İsrail devleti birinci ve ikinci Siyonist
kongreler sonucunda bugün ilk Yahudi devletinin kurulduğu kutsal topraklar ya
da vaat edilen topraklar olarak, kutsal kitaplarda belirtilen yerler de
kurulmaya çalışılmaktadır. Ne var ki ,artık her şeyin bilindiği ve geçmişten
gelen tarih, coğrafya uluslararası ilişkiler ve siyaset bilimi dallarının
bugünlere taşımış olduğu bilgi birikimine artık herkesin ve her dünya
devletinin sahip bulunduğunu yaşanan olaylar ve bunlara bağlı olarak öne çıkan
gerekli bilgiler uluslararası alanlara dağıldığı gibi bugün gündemdeki
gelişmelerin anlatılması ya da açıklanmasında yeteri kadar bilimsel dayanak
noktaları meydana getirerek ,çıkmaz gibi görülen sorunların zamanla bir çözüm
yoluna doğru yönlendiği, özellikle son yıllarda
gündeme gelen siyasal gelişmeler üzerinden her türlü tartışmanın
ötesinde eskisinden daha barışçıl bir yeni dünya düzeni oluşumlarını gündeme
getirmektedirler.
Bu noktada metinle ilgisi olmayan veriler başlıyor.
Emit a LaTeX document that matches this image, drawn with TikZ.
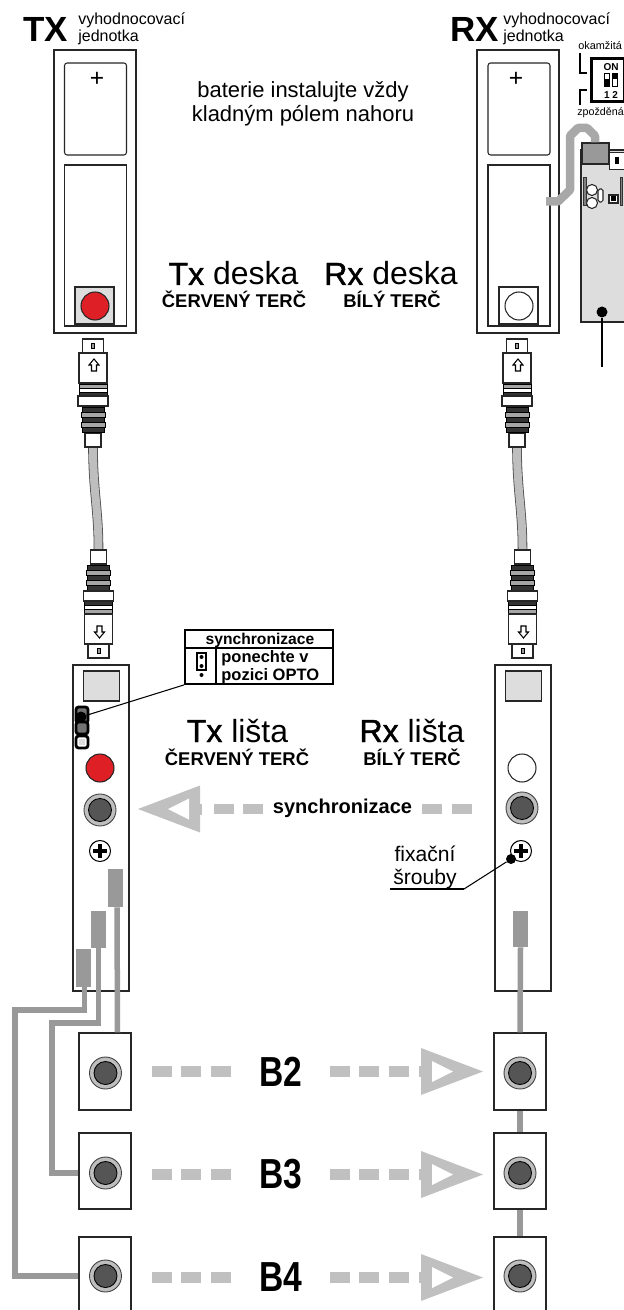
\documentclass[tikz,border=0pt]{standalone}
\usepackage{fontspec}
\setmainfont{Liberation Sans}
\newfontfamily\strokefont[FakeBold=1.5]{Liberation Sans}
\newfontfamily\narrowfont[FakeStretch=0.8]{Liberation Sans}
\usepackage{tikz}
\usetikzlibrary{positioning, shapes.geometric, calc}
\def\px{0.02cm}
\definecolor{panelgray}{HTML}{DDDDDD}
\definecolor{targetred}{HTML}{DE1F26}
\definecolor{ringgray}{HTML}{BEBEBE}
\definecolor{coregray}{HTML}{555555}
\definecolor{wiregray}{HTML}{999999}
\definecolor{beamgray}{HTML}{C0C0C0}
\definecolor{tubegray}{HTML}{A8A8A8}
\tikzstyle{outline} = [rectangle, draw=black!85, fill=white, inner sep=0pt, line width=0.6pt]
\tikzstyle{unitbox} = [outline, minimum width=82*\px, minimum height=283*\px]
\tikzstyle{cellup} = [outline, rounded corners=1.5pt, minimum width=62*\px, minimum height=92*\px]
\tikzstyle{celldown} = [outline, minimum width=62*\px, minimum height=161*\px]
\tikzstyle{targetbox} = [outline, minimum width=39*\px, minimum height=37*\px]
\tikzstyle{target} = [circle, draw=black!85, inner sep=0pt, minimum size=28*\px, line width=0.6pt]
\tikzstyle{stripbox} = [outline, minimum width=56*\px, minimum height=326*\px]
\tikzstyle{stripsquare} = [outline, fill=panelgray, minimum width=36*\px, minimum height=30*\px]
\tikzstyle{jackbox} = [outline, minimum width=52*\px]
\tikzstyle{plugblock} = [rectangle, fill=wiregray, inner sep=0pt, minimum width=15*\px, minimum height=38*\px]
\tikzstyle{wire} = [wiregray, line width=5.5*\px]
\tikzstyle{beambar} = [fill=beamgray]
\tikzstyle{leader} = [black, line width=0.6pt]
\tikzstyle{dotmark} = [circle, fill=black, inner sep=0pt, minimum size=10*\px]
\tikzset{
  jack/.pic={
    \coordinate (-c) at (0,0);
    \draw [fill=ringgray, draw=black!75, line width=0.5pt] (0,0) circle (16);
    \draw [fill=coregray, draw=black, line width=0.5pt] (0,0) circle (11.5);
  },
  screw/.pic={
    \coordinate (-c) at (0,0);
    \draw [fill=white, draw=black, line width=0.6pt] (0,0) circle (10.5);
    \draw [black, line width=3.2*\px] (-7,0) -- (7,0) (0,-7) -- (0,7);
  },
  beamhead/.pic={
    \fill [beamgray] (-64,-5.5) rectangle (-60,5.5);
    \fill [beamgray] (0,0) -- (-62,-23.5) -- (-62,23.5) -- cycle;
    \fill [white] (-30,0) -- (-51,-10.5) -- (-51,10.5) -- cycle;
  },
  plug/.pic={
    \coordinate (-neck) at (0,108);
    \draw [outline] (-8,94) rectangle (8,108);
    % fins next to the cable
    \foreach \fy/\fw/\fc in {68/11/black!80, 73/12/black!35, 78/11/black!80, 83/12/black!35, 88/11/black!80}
      \draw [fill=\fc, draw=black, line width=0.4pt] (-\fw,\fy) rectangle (\fw,\fy+5);
    % fins next to the body
    \foreach \fy/\fc in {45/black!35, 49/white, 53/black!80}
      \draw [fill=\fc, draw=black, line width=0.4pt] (-14,\fy) rectangle (14,\fy+4.5);
    \draw [outline] (-15,57) rectangle (15,67);
    \draw [outline] (-14,14) rectangle (14,44);
    \draw [outline] (-10.5,0) rectangle (10.5,14);
    \draw [fill=black!40, draw=black, line width=0.5pt] (-1.5,4.5) rectangle (1.5,9.5);
    \draw [fill=white, draw=black, line width=0.6pt] (1,20) -- (6,26) -- (3.5,26) -- (3.5,32) -- (-1.5,32) -- (-1.5,26) -- (-4,26) -- cycle;
  }
}
\begin{document}
\begin{tikzpicture}[x=\px, y=-\px]
    \path [use as bounding box, clip] (0,0) rectangle (624,1310);

    % titles
    \node (TxTitle) [anchor=base west, inner sep=0pt, font=\fontsize{19.9}{20}\selectfont\bfseries] at (23,42) {TX};
    \node (TxName) [anchor=north west, align=left, inner sep=0pt, font=\fontsize{9.1}{9.7}\selectfont] at (78,12) {vyhodnocovací\\jednotka};
    \node (RxTitle) [anchor=base west, inner sep=0pt, font=\fontsize{19.9}{20}\selectfont\bfseries] at (450,42) {RX};
    \node (RxName) [anchor=north west, align=left, inner sep=0pt, font=\fontsize{9.1}{9.7}\selectfont] at (503,12) {vyhodnocovací\\jednotka};
    \node (Battery) [align=center, inner sep=0pt, font=\fontsize{12.5}{13.7}\selectfont] at (303,104) {baterie instalujte vždy\\kladným pólem nahoru};

    % evaluation units
    \node (TxUnit) [unitbox] at (95,191.5) {};
    \node (TxUp) [cellup] at (95.5,109) {};
    \node (TxDown) [celldown] at (95.5,245.5) {};
    \node (TxPlus) [inner sep=0pt, font=\fontsize{14}{14}\selectfont] at (97,79) {+};
    \node (TxSquare) [targetbox, fill=panelgray] at (94.5,305.5) {};
    \node (TxTarget) [target, fill=targetred] at (95,306) {};
    \node (RxUnit) [unitbox] at (518,191.5) {};
    \node (RxUp) [cellup] at (519,109) {};
    \node (RxDown) [celldown] at (519,245.5) {};
    \node (RxPlus) [inner sep=0pt, font=\fontsize{14}{14}\selectfont] at (516,79) {+};
    \node (RxSquare) [targetbox] at (518.5,305.5) {};
    \node (RxTarget) [target, fill=white] at (519,306) {};

    % plugs and cables
    \draw [black!70, line width=9.6*\px] (517,447) .. controls (517,490) and (522.5,510) .. (522.5,549);
    \draw [black!70, line width=9.6*\px] (93,447) .. controls (93,490) and (98.5,510) .. (98.5,549);
    \draw [ringgray, line width=8*\px] (517,447) .. controls (517,490) and (522.5,510) .. (522.5,549);
    \draw [ringgray, line width=8*\px] (93,447) .. controls (93,490) and (98.5,510) .. (98.5,549);
    \pic (TxTop) at (93,339) {plug};
    \pic [yscale=-1] (TxBottom) at (98.5,658) {plug};
    \pic (RxTop) at (517,339) {plug};
    \pic [yscale=-1] (RxBottom) at (522.5,658) {plug};

    % board labels
    \node (TxBoard) [anchor=base, inner sep=0pt, font=\fontsize{18.2}{18.2}\selectfont] at (233.5,285) {{\strokefont Tx} deska};
    \node (TxBoardSub) [anchor=base, inner sep=0pt, font=\fontsize{10.5}{10.5}\selectfont\bfseries] at (234,308) {ČERVENÝ TERČ};
    \node (RxBoard) [anchor=base, inner sep=0pt, font=\fontsize{18.2}{18.2}\selectfont] at (391,285) {{\strokefont Rx} deska};
    \node (RxBoardSub) [anchor=base, inner sep=0pt, font=\fontsize{10.5}{10.5}\selectfont\bfseries] at (392,308) {BÍLÝ TERČ};

    % switch and side board
    \node (Okamzita) [anchor=base west, inner sep=0pt, font=\fontsize{6.2}{6.2}\selectfont] at (578,50) {okamžitá};
    \node (Zpozdena) [anchor=base west, inner sep=0pt, font=\fontsize{6.1}{6.1}\selectfont] at (577,116) {zpožděná};
    \node (Switch) [rectangle, draw=black, fill=white, line width=1.5pt, inner sep=0pt, minimum width=33*\px, minimum height=43*\px] at (608,80) {};
    \node (SwitchOn) [inner sep=0pt, font=\fontsize{5.7}{5.7}\selectfont\bfseries] at (611,67) {ON};
    \node (SwitchNum) [inner sep=0pt, font=\fontsize{5.7}{5.7}\selectfont\bfseries] at (611,95) {1 2};
    \draw [fill=white, draw=black, line width=0.4pt] (604,73) rectangle (609,86);
    \fill [black] (604,79.5) rectangle (609,86);
    \draw [fill=white, draw=black, line width=0.4pt] (612,73) rectangle (617,86);
    \fill [black] (612,73) rectangle (617,79.5);
    \coordinate (OkEnd) at (587,73);
    \coordinate (ZpEnd) at (587,90);
    \draw [black, line width=0.6pt] (580,53) |- (OkEnd);
    \draw [black, line width=0.6pt] (580,105) |- (ZpEnd);

    \node (Board) [outline, fill=panelgray, minimum width=50*\px, minimum height=172*\px] at (606,236) {};
    \node (BoardPlug) [outline, fill=wiregray, minimum width=27*\px, minimum height=21*\px] at (595.5,153.5) {};
    \coordinate (TubeStart) at (546,201.5);
    \draw [tubegray, line width=8.5*\px, line join=round] (TubeStart) -- (558,201.5) -- (570,190) -- (570,136) -- (578,128) -- (587,128) -- (595,136) -- (BoardPlug.north -| 595,0);
    \node (BoardCut) [outline, line width=0.4pt, minimum width=16*\px, minimum height=17*\px] at (617,160.5) {};
    \fill [black] (615,157) rectangle (619,164);
    \draw [outline] (592,190) circle (5.5);
    \draw [outline] (592,203) circle (5.5);
    \draw [outline, rounded corners=1pt] (598,189) rectangle (603,202);
    \draw [outline, line width=0.7pt] (609,195) rectangle (618,203);
    \fill [black] (611,196.5) rectangle (616,201.5);
    \draw [black!80, fill=black!50, line width=0.4pt] (583,177) rectangle (586,205);
    \draw [black!80, fill=black!50, line width=0.4pt] (620,177) rectangle (622,205);
    \node (BoardDot) [dotmark, minimum size=11*\px] at (602,312) {};
    \coordinate (BoardLead) at (602,367);
    \draw [black, line width=0.9pt] (BoardDot) -- (BoardLead);

    % strips
    \node (TxStrip) [stripbox] at (101,828) {};
    \node (RxStrip) [stripbox] at (523,828) {};
    \node (TxStripSquare) [stripsquare] at (101.5,686) {};
    \node (RxStripSquare) [stripsquare] at (523.5,686) {};
    \draw [fill=black!55, draw=black, line width=1.6pt, rounded corners=1.5pt] (76,707) rectangle (88,723);
    \draw [fill=black!55, draw=black, line width=1.6pt, rounded corners=1.5pt] (76,722) rectangle (88,734);
    \draw [fill=white, draw=black, line width=1.6pt, rounded corners=1.5pt] (76,736) rectangle (88,748);
    \fill [panelgray] (79,739) rectangle (85,745);
    \node (TxLamp) [target, fill=targetred] at (100,768) {};
    \node (RxLamp) [target, fill=white] at (522,768) {};
    \pic (TxSyncJack) at (100,810) {jack};
    \pic (RxSyncJack) at (522,808) {jack};
    \pic (TxScrew) at (100,851) {screw};
    \pic (RxScrew) at (521,851) {screw};

    % note about the jumper
    \node (SyncNote) [rectangle, draw=black, fill=white, line width=1pt, inner sep=0pt, minimum width=148*\px, minimum height=54*\px] at (259,657) {};
    \draw [black, line width=1pt] (185,648) -- (333,648) (216,648) -- (216,684);
    \node (SyncNoteHead) [inner sep=0pt, font=\fontsize{8.9}{8.9}\selectfont\bfseries] at (260,640) {synchronizace};
    \node (SyncNoteText) [anchor=north west, align=left, inner sep=0pt, font=\fontsize{9.4}{10.2}\selectfont\bfseries] at (221,650) {ponechte v\\pozici OPTO};
    \draw [fill=white, draw=black, line width=0.6pt] (197,653) rectangle (206,670);
    \node (PinA) [dotmark, minimum size=4*\px] at (201.5,657) {};
    \node (PinB) [dotmark, minimum size=4*\px] at (201.5,666) {};
    \node (PinC) [dotmark, minimum size=4*\px] at (201.5,675) {};
    \node (JumperDot) [dotmark, minimum size=11*\px] at (81,717) {};
    \draw [leader] (SyncNote.south west) -- (JumperDot);

    % strip labels
    \node (TxStripLabel) [anchor=base, inner sep=0pt, font=\fontsize{18.2}{18.2}\selectfont] at (237.5,742) {{\strokefont Tx} lišta};
    \node (TxStripSub) [anchor=base, inner sep=0pt, font=\fontsize{10.5}{10.5}\selectfont\bfseries] at (237,765) {ČERVENÝ TERČ};
    \node (RxStripLabel) [anchor=base, inner sep=0pt, font=\fontsize{18.2}{18.2}\selectfont] at (412,742) {{\strokefont Rx} lišta};
    \node (RxStripSub) [anchor=base, inner sep=0pt, font=\fontsize{10.5}{10.5}\selectfont\bfseries] at (412,765) {BÍLÝ TERČ};

    % synchronisation beam
    \pic [xscale=-1] at (138,809) {beamhead};
    \foreach \bx in {214,243,422,452}
      \fill [beambar] (\bx,804) rectangle +(20,10);
    \node (SyncLabel) [inner sep=0pt, font=\fontsize{11.4}{11.4}\selectfont\bfseries] at (342.5,808) {synchronizace};

    % fixing screws
    \node (ScrewNote) [align=center, inner sep=0pt, font=\fontsize{12}{13.1}\selectfont] at (425,867) {fixační\\šrouby};
    \node (ScrewDot) [dotmark] at (511,859) {};
    \coordinate (ScrewKnee) at (464,889);
    \coordinate (ScrewEnd) at (390,889);
    \draw [leader] (ScrewDot) -- (ScrewKnee);
    \draw [black, line width=1.1pt] (ScrewKnee) -- (ScrewEnd);

    % receiver boxes
    \node (TxB2) [jackbox, minimum height=77*\px] at (105,1071.5) {};
    \node (TxB3) [jackbox, minimum height=76*\px] at (105,1171) {};
    \node (TxB4) [jackbox, minimum height=90*\px] at (105,1282) {};
    \node (RxB2) [jackbox, minimum height=77*\px] at (520,1071.5) {};
    \node (RxB3) [jackbox, minimum height=76*\px] at (520,1171) {};
    \node (RxB4) [jackbox, minimum height=90*\px] at (520,1282) {};
    \foreach \bname/\by in {B2/1073, B3/1173, B4/1276} {
      \pic (Tx\bname Jack) at (105.5,\by) {jack};
      \pic (Rx\bname Jack) at (520,\by) {jack};
    }

    % connector blocks and wires
    \node (PlugB2) [plugblock] at (115.5,888) {};
    \node (PlugB3) [plugblock, minimum height=37*\px] at (98.5,929.5) {};
    \node (PlugB4) [plugblock] at (83.5,968) {};
    \node (PlugRx) [plugblock, minimum height=36*\px] at (520.5,929) {};
    \coordinate (BendB3) at (52,1023);
    \coordinate (BendB4) at (15,1010);
    \draw [wire] ([xshift=1.5*\px]PlugB2.south) -- ([xshift=12.5*\px]TxB2.north);
    \draw [wire] (PlugB3.south) |- (BendB3) |- (TxB3.west |- TxB3Jack-c);
    \draw [wire] ([xshift=1*\px]PlugB4.south) |- (BendB4) |- (TxB4.west |- TxB4Jack-c);
    \draw [wire] (PlugRx.south) -- (RxB2.north);
    \draw [wire] (RxB2.south) -- (RxB3.north);
    \draw [wire] (RxB3.south) -- (RxB4.north);

    % beams
    \foreach \bname/\by in {B2/1071.5, B3/1174.5, B4/1277.5} {
      \foreach \bx in {152,181,211,330,359,389}
        \fill [beambar] (\bx,\by-5.5) rectangle +(20,11);
      \pic at (483,\by) {beamhead};
      \node (Label\bname) [inner sep=0pt, font=\fontsize{23.9}{23.9}\selectfont\narrowfont\bfseries] at (281,\by) {\bname};
    }
\end{tikzpicture}
\end{document}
Bu makalede belirtilen konular da böylesine bir birikimin
içinden getirilerek, dünya barışını tehdit eden Siyonizm saldırganlığına karşı
oluşturulmakta olan bir insanlık barışının öncüsü olmak durumundadır. Tarih
boyunca yaşanan kötü olayların bugün de saldırgan Siyonizm akımları
çerçevesinde gündeme zorla getirildiği ve bu yüzden son üç aydaki saldırılar
üzerinden üç yüz bin Gazzelinin bombalı katliamlar aracılığı ile yok edilmeye
çalışıldığı görülmüştür. Ulus devletlerin ortaya çıktığı son üç yüz yılın
yarattığı bir sorun olarak gündeme gelen İsrail sorunu bir din devleti olmanın
ötesine giderek ulusallaşamadığı için bugün modern dünyanın önde gelen ulus
devletleri içinde yer alamamakta ama bir din devleti olarak şehirler üzerinden
yeni bir orta çağ zihniyetinin ortaya çıkmasına yol açmaktadır. Küresel
şirketler ile dinci tarikatlar iş birliği yaparak bütün dünyayı yeni bir Ortaçağ
dönemine doğru sürüklerken, uluslararası alanda şehir devletleri ile yerel
yönetim birliklerinin, ulus devletlere ve her türlü ulusal yapılanmalara karşı
çıkarak, Siyonizm hegemonyasına karşı çıktıkları açıkça görülmektedir.